I've just bought an read yet another climate book - David Archer's "The Long Thaw" ISBN: 978-0-691-14811-3.
As far as I was concerned, the most interesting comment in the book is that the geological records shows ice-sheets disintegrating an melting remarkably quickly. Archer thinks that the Greenland ice cap and some parts of the Antarctic ice sheet may slide off into the sea as icebergs relatively soon, making nonsense of the IPCC's predicted 0.5 metres of sea level rise by 2100. A five metre sea-level rise within a century or two looks rather more consistent with the geological record.
Archer ties this "sliding off" thawing to the occurence of Heinrich events during the last ice age. They happened every eight to ten thousand years, and seem to represent chunks of the Laurentide (Canadian) ice sheet sliding off into the Atlantic and melting - a process that seemed to take a a few hundred years. In today's warmer climate, the more northerly Greenland ice cap could slide off in the same way, and just as fast.

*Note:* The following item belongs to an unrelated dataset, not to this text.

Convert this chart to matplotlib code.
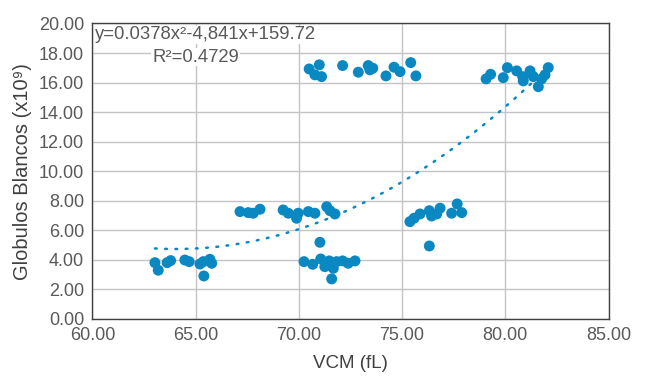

The Heinrich events were superimposed on the Dansgaard-Oeschger (D-O) cycles which are visible as saw-tooth oscillations in the Greenland ice-core temperatures, where 1470 years of slow cooling is followed by an abrupt warming. The cooling gets progressively more severe from cycle to cycle until you get a Heinrich event in the middle of a D-O cooling, where the cooling trend stops, and the next D-O cycle starts off warmer than anything seen since the previous Heinrich event.
This sort of regularity is enough to make me reconsider my stance on climatic chaos - when Phil Hobbs argued that climat was chaotic, I argued that the Younger Dryas event - which looks very like a Heinrich event - was probably better seen as a one-off rather than as one of many limit-cycles in a persistent set of coupled processes. This attitude now looks less defensible.
I still argue that even if climate is chaotic, this doesn't mean that it is unpredictable - as I pointed out to Phil Larkin in a simlar argument a few years ago, the solar system is also chaotic, but it is only unpredictable over periods of longer than 100 million years. Climate may be chaotic, but it certainly can be predicted much further in advance than weather - agriculture couldn't work otherwise
- and it is well worth trying to get a better handle on what is going on, not least because chaotic systems can be redirected by remarkably small effects if the stimulus is applied at the right place and the right time.
That a butterfly flapping its wing in Brazil might have caused hurricane Katrina does imply that a meteorologist waving a table- tennis bat in the right adjacent clearing, at the right time, could have prevented it.